The story of Daniel is not primarily a story about lions. The lion's den comes at the end, and by the time it arrives, it is almost a formality — the final exam administered to a man who had already passed every qualifying test. The real story begins with a plate of food in a Babylonian palace, a quiet request made to a nervous guard, and the ten-day test that started a chain of events spanning six decades and three royal administrations.

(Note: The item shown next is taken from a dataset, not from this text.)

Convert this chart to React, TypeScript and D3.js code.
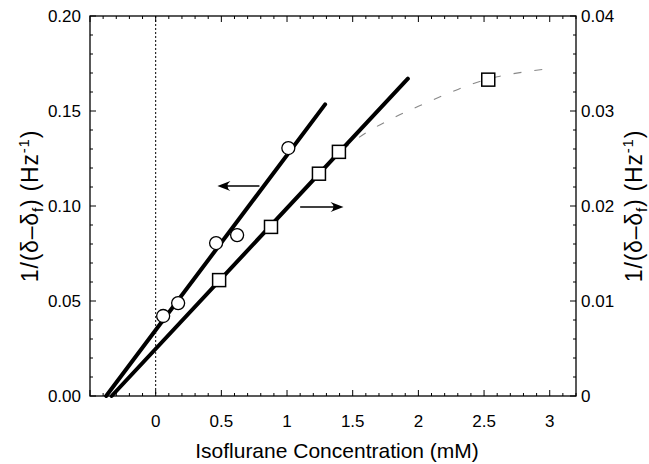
import React from "react";
import * as d3 from "d3";

// Circles (left axis)
const circleX = [0.057, 0.171, 0.46, 0.62, 1.01];
const circleY = [0.0421, 0.0489, 0.0805, 0.0847, 0.1305];
// Squares (right axis)
const squareX = [0.483, 0.878, 1.243, 1.395, 2.532];
const squareY = [0.0122, 0.0178, 0.0234, 0.0257, 0.0333];
// Fit lines
const circleFitX = [-0.377, 1.29];
const circleFitY = [0, 0.1535];
const squareFitX = [-0.335, 1.92];
const squareFitY = [0, 0.0334];
// Dashed binding curve (right axis)
const curveX = [1.42, 1.6, 1.8, 2.0, 2.2, 2.4, 2.6, 2.8, 3.02];
const curveY = [0.0259, 0.0277, 0.0292, 0.0305, 0.0317, 0.0328, 0.0336, 0.0341, 0.0345];
// Tick labels
const xTickVals = [0, 0.5, 1, 1.5, 2, 2.5, 3];
const xTickLabels = ["0", "0.5", "1", "1.5", "2", "2.5", "3"];
const yLeftTickVals = [0, 0.05, 0.1, 0.15, 0.2];
const yLeftTickLabels = ["0.00", "0.05", "0.10", "0.15", "0.20"];
const yRightTickVals = [0, 0.01, 0.02, 0.03, 0.04];
const yRightTickLabels = ["0", "0.01", "0.02", "0.03", "0.04"];

const W = 649, H = 464;
const L = 90, R = 576, T = 16, B = 396;
const FONT = "'Liberation Sans', Arial, Helvetica, sans-serif";

function YTitle({ x, y }: { x: number; y: number }) {
  return (
    <text transform={`translate(${x},${y}) rotate(-90)`} textAnchor="middle" fontSize={23} letterSpacing={0.8}>
      1/(δ–δ<tspan fontSize={15} dy={5}>f</tspan>
      <tspan dy={-5}>) (Hz</tspan>
      <tspan fontSize={15} dy={-9}>-1</tspan>
      <tspan dy={9}>)</tspan>
    </text>
  );
}

export default function App() {
  const x = d3.scaleLinear().domain([-0.5, 3.2]).range([L, R]);
  const yL = d3.scaleLinear().domain([0, 0.2]).range([B, T]);
  const yR = d3.scaleLinear().domain([0, 0.04]).range([B, T]);

  const xMinor = d3.range(-5, 33).map((i) => i / 10);
  const yLMinor = d3.range(0, 21).map((i) => i / 100);
  const yRMinor = d3.range(0, 21).map((i) => i / 500);

  const lineL = d3.line<number>().x((_, i) => x(circleFitX[i])).y((d) => yL(d));
  const lineR = d3.line<number>().x((_, i) => x(squareFitX[i])).y((d) => yR(d));
  const curve = d3
    .line<number>()
    .x((_, i) => x(curveX[i]))
    .y((d) => yR(d))
    .curve(d3.curveMonotoneX);

  const MAJ = 6, MIN = 3;
  const isMajor = (v: number, step: number) => Math.abs(v / step - Math.round(v / step)) < 1e-6;

  const arrow = (x1: number, x2: number, y: number) => {
    const dir = x2 > x1 ? 1 : -1;
    const tip = x2;
    const hl = 13, hw = 5;
    const head = `M${tip},${y} L${tip - dir * hl},${y - hw} Q${tip - dir * hl * 0.55},${y} ${tip - dir * hl},${y + hw} Z`;
    return (
      <g>
        <line x1={x1} y1={y} x2={tip - dir * 6} y2={y} stroke="#000" strokeWidth={1.6} />
        <path d={head} fill="#000" />
      </g>
    );
  };

  return (
    <div style={{ position: "absolute", left: 0, top: 0 }}>
      <svg width={W} height={H} style={{ display: "block", background: "#fff" }} fontFamily={FONT}>
        <rect width={W} height={H} fill="#fff" />
        {/* dotted zero line */}
        <line x1={x(0)} x2={x(0)} y1={T} y2={B} stroke="#000" strokeWidth={1} strokeDasharray="2,2" />

        {/* frame */}
        <rect x={L} y={T} width={R - L} height={B - T} fill="none" stroke="#000" strokeWidth={1.3} />

        {/* x ticks bottom & top */}
        {xMinor.map((v, i) => {
          const len = isMajor(v, 0.5) ? MAJ : MIN;
          return (
            <g key={"xt" + i}>
              <line x1={x(v)} x2={x(v)} y1={B} y2={B - len} stroke="#000" strokeWidth={1} />
              <line x1={x(v)} x2={x(v)} y1={T} y2={T + len} stroke="#000" strokeWidth={1} />
            </g>
          );
        })}
        {yLMinor.map((v, i) => {
          const len = isMajor(v, 0.05) ? MAJ : MIN;
          return <line key={"yl" + i} x1={L} x2={L + len} y1={yL(v)} y2={yL(v)} stroke="#000" strokeWidth={1} />;
        })}
        {yRMinor.map((v, i) => {
          const len = isMajor(v, 0.01) ? MAJ : MIN;
          return <line key={"yr" + i} x1={R} x2={R - len} y1={yR(v)} y2={yR(v)} stroke="#000" strokeWidth={1} />;
        })}

        {/* tick labels */}
        {xTickVals.map((v, i) => (
          <text key={"xl" + i} x={x(v)} y={427} textAnchor="middle" fontSize={17}>
            {xTickLabels[i]}
          </text>
        ))}
        {yLeftTickVals.map((v, i) => (
          <text key={"yll" + i} x={L - 9} y={yL(v) + 6} textAnchor="end" fontSize={17}>
            {yLeftTickLabels[i]}
          </text>
        ))}
        {yRightTickVals.map((v, i) => (
          <text key={"yrl" + i} x={R + 5} y={yR(v) + 6} textAnchor="start" fontSize={17}>
            {yRightTickLabels[i]}
          </text>
        ))}

        {/* axis titles */}
        <text x={(L + R) / 2 + 4} y={458} textAnchor="middle" fontSize={21}>
          Isoflurane Concentration (mM)
        </text>
        <YTitle x={38} y={(T + B) / 2} />
        <YTitle x={642} y={(T + B) / 2} />

        {/* dashed curve */}
        <path d={curve(curveY) || ""} fill="none" stroke="#888" strokeWidth={1.1} strokeDasharray="8,13" />

        {/* fit lines */}
        <path d={lineL(circleFitY) || ""} fill="none" stroke="#000" strokeWidth={4} strokeLinecap="round" />
        <path d={lineR(squareFitY) || ""} fill="none" stroke="#000" strokeWidth={4} strokeLinecap="round" />

        {/* arrows */}
        {arrow(x(0.79), x(0.47), yL(0.1105))}
        {arrow(x(1.1), x(1.43), yL(0.0995))}

        {/* markers */}
        {circleX.map((v, i) => (
          <circle key={"c" + i} cx={x(v)} cy={yL(circleY[i])} r={6.5} fill="#fff" stroke="#000" strokeWidth={1.3} />
        ))}
        {squareX.map((v, i) => (
          <rect key={"s" + i} x={x(v) - 6.5} y={yR(squareY[i]) - 6.5} width={13} height={13} fill="#fff" stroke="#000" strokeWidth={1.5} />
        ))}
      </svg>
    </div>
  );
}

What Daniel discovered — and what this study will trace carefully — is that integrity cannot be dismantled from the outside. Babylon could rename him Belteshazzar, but it could not rename what was inside him. It could control his schedule and his curriculum, but it could not reach the part of him that knelt three times a day facing Jerusalem when the law said he should not. And that unreachable interior — that place where faith lives and cannot be legislated out of existence — is exactly what this book is about.
The lions were real. The fire was real. The pressure of the empire pressing down on one man's convictions was real. But so was the God who shut the lions' mouths. And so is the question this story asks every reader: what in your life is Babylon trying to rename, and what will it take for you to keep the faith that keeps you standing?